Required work:
Without the pictures, extract every line from the start of the material to the line containing "const aSlopeY = [5.66, 2.5, 2.5];", both ends included.

##### Supplied material #####

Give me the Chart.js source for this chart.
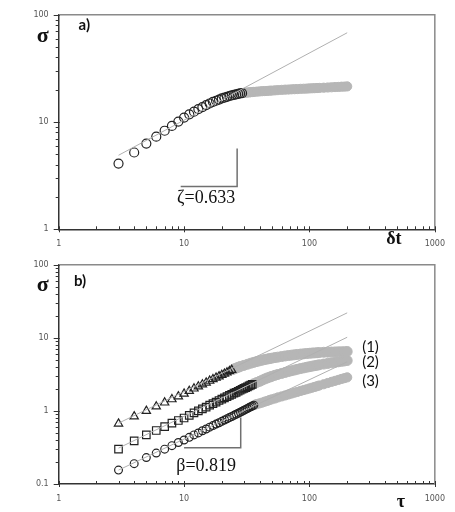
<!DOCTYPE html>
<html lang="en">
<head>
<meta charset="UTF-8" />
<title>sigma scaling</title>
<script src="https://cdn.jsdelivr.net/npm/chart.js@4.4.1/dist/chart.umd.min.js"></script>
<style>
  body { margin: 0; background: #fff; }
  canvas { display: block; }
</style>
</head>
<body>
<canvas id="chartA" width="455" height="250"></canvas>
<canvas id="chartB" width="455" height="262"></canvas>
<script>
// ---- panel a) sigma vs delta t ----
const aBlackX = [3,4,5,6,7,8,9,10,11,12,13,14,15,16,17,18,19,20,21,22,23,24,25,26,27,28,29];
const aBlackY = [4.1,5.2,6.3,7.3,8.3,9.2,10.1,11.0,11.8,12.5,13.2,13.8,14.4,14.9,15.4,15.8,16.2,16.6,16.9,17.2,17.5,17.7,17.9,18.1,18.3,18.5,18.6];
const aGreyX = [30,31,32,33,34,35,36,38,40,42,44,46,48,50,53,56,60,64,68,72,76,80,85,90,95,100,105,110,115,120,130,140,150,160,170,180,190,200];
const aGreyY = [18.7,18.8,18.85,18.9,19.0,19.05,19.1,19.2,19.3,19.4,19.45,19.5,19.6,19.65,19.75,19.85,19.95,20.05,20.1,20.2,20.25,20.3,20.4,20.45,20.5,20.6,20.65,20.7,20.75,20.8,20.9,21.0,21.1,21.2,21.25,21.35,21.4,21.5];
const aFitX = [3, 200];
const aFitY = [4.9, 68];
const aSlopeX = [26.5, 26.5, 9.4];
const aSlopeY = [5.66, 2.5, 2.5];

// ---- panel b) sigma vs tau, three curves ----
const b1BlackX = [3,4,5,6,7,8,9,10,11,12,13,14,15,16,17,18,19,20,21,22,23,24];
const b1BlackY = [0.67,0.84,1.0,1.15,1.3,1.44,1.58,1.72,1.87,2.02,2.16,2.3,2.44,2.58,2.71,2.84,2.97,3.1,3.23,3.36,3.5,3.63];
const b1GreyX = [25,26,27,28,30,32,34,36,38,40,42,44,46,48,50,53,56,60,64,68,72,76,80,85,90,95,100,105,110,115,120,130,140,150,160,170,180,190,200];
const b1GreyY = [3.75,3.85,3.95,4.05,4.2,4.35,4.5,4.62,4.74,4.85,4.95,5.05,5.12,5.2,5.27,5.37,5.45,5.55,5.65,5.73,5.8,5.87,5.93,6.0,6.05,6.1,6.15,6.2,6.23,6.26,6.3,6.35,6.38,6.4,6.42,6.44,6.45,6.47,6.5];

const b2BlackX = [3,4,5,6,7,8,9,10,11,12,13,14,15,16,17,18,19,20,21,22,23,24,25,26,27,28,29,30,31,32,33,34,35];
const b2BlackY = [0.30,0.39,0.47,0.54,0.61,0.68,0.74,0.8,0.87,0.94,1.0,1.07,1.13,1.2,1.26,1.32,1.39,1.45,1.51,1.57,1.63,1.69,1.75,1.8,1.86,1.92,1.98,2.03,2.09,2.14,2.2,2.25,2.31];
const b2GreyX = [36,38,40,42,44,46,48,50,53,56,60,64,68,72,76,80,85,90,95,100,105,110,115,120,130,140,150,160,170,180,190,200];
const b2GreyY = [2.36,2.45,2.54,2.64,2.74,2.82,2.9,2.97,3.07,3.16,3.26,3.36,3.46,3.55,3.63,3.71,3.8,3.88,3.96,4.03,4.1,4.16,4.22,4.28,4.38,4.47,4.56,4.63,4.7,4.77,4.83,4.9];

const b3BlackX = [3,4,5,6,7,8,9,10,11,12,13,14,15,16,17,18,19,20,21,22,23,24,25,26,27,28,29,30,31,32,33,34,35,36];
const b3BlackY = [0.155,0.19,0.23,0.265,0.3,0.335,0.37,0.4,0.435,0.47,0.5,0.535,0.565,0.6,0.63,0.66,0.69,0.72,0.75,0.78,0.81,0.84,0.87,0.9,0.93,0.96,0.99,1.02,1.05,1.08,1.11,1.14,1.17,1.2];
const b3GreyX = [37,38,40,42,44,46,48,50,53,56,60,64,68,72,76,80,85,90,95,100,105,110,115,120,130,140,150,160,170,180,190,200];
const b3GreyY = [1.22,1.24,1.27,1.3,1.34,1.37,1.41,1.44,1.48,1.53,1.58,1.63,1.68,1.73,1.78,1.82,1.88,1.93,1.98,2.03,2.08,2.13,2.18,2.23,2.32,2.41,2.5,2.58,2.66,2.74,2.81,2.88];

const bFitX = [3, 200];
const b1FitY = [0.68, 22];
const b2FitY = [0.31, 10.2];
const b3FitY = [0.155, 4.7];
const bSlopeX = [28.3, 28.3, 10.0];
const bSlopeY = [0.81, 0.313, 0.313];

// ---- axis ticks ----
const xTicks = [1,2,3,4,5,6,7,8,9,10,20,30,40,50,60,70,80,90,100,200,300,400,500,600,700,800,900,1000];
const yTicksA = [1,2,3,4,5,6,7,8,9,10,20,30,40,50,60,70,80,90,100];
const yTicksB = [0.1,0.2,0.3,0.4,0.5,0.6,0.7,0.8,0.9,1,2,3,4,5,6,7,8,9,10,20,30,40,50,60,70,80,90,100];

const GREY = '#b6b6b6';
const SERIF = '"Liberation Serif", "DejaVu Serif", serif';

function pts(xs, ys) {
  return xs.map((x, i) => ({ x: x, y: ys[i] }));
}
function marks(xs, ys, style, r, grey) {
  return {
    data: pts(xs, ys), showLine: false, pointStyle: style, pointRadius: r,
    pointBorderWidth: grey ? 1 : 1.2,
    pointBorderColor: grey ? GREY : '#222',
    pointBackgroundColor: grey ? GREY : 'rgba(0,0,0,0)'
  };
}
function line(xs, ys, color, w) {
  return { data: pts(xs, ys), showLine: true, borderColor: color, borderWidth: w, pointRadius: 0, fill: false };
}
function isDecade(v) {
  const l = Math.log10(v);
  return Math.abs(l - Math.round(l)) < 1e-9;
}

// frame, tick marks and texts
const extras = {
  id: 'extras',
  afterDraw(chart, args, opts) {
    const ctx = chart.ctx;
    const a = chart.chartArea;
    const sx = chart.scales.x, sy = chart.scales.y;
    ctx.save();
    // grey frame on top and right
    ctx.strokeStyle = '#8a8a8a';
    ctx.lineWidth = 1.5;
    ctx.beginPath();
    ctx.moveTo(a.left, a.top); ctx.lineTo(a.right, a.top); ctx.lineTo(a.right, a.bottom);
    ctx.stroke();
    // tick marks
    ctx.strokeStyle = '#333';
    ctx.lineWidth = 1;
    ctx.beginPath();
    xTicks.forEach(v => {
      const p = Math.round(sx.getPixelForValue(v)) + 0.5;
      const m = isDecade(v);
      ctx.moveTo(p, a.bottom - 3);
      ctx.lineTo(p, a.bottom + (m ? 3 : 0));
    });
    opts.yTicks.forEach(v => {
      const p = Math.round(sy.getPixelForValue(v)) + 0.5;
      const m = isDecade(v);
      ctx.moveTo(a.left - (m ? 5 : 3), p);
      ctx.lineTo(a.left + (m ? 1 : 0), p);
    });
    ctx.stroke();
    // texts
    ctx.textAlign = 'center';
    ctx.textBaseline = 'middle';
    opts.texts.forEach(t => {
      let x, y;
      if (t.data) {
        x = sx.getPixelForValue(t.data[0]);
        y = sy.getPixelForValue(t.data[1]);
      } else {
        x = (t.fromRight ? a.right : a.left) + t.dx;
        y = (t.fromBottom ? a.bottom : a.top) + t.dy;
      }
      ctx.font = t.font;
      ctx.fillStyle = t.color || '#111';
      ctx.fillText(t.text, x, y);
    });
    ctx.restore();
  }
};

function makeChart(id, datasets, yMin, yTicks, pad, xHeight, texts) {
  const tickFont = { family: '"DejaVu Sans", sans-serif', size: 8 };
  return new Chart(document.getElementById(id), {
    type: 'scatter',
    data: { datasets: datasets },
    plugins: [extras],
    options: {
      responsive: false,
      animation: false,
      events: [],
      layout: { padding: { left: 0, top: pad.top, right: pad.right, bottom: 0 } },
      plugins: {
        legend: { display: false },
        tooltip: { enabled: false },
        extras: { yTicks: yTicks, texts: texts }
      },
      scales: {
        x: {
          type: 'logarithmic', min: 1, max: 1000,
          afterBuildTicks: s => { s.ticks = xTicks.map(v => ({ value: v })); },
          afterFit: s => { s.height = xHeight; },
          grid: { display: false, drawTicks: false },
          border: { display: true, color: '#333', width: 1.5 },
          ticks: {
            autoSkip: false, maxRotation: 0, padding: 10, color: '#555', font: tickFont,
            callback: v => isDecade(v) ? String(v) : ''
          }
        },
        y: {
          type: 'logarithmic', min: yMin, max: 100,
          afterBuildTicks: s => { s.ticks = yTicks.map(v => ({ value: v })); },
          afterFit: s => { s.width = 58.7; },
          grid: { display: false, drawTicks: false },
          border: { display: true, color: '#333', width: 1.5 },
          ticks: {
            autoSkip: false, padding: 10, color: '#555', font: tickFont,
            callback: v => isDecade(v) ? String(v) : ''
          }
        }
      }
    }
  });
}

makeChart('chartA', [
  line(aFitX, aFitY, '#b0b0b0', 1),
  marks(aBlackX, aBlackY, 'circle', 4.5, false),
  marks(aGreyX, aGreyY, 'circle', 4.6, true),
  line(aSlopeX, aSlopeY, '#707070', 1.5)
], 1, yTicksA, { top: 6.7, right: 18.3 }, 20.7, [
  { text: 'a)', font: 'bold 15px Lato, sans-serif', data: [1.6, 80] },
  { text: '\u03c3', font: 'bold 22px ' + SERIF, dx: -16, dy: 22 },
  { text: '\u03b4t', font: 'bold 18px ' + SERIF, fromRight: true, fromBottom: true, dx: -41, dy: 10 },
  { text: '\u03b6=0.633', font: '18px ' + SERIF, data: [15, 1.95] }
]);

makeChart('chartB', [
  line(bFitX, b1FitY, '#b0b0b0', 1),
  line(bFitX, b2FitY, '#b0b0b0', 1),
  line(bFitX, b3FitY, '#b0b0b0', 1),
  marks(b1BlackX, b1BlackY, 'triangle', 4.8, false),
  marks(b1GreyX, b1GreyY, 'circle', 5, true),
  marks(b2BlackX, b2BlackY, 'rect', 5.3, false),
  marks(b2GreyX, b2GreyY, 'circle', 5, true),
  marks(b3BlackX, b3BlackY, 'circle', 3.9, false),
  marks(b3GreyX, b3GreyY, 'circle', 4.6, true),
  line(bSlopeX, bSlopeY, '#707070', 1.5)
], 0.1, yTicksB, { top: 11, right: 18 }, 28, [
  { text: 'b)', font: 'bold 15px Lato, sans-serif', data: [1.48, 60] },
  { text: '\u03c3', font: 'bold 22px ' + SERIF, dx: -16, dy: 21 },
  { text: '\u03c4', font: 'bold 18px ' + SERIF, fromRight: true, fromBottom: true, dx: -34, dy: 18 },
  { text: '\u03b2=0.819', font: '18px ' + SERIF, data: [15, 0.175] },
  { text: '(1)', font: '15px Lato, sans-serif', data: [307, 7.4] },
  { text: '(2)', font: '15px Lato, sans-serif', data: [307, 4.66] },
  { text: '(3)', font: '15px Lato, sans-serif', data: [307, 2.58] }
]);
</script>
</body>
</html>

#####

Finished answer:
Give me the Chart.js source for this chart.
<!DOCTYPE html>
<html lang="en">
<head>
<meta charset="UTF-8" />
<title>sigma scaling</title>
<script src="https://cdn.jsdelivr.net/npm/chart.js@4.4.1/dist/chart.umd.min.js"></script>
<style>
  body { margin: 0; background: #fff; }
  canvas { display: block; }
</style>
</head>
<body>
<canvas id="chartA" width="455" height="250"></canvas>
<canvas id="chartB" width="455" height="262"></canvas>
<script>
// ---- panel a) sigma vs delta t ----
const aBlackX = [3,4,5,6,7,8,9,10,11,12,13,14,15,16,17,18,19,20,21,22,23,24,25,26,27,28,29];
const aBlackY = [4.1,5.2,6.3,7.3,8.3,9.2,10.1,11.0,11.8,12.5,13.2,13.8,14.4,14.9,15.4,15.8,16.2,16.6,16.9,17.2,17.5,17.7,17.9,18.1,18.3,18.5,18.6];
const aGreyX = [30,31,32,33,34,35,36,38,40,42,44,46,48,50,53,56,60,64,68,72,76,80,85,90,95,100,105,110,115,120,130,140,150,160,170,180,190,200];
const aGreyY = [18.7,18.8,18.85,18.9,19.0,19.05,19.1,19.2,19.3,19.4,19.45,19.5,19.6,19.65,19.75,19.85,19.95,20.05,20.1,20.2,20.25,20.3,20.4,20.45,20.5,20.6,20.65,20.7,20.75,20.8,20.9,21.0,21.1,21.2,21.25,21.35,21.4,21.5];
const aFitX = [3, 200];
const aFitY = [4.9, 68];
const aSlopeX = [26.5, 26.5, 9.4];
const aSlopeY = [5.66, 2.5, 2.5];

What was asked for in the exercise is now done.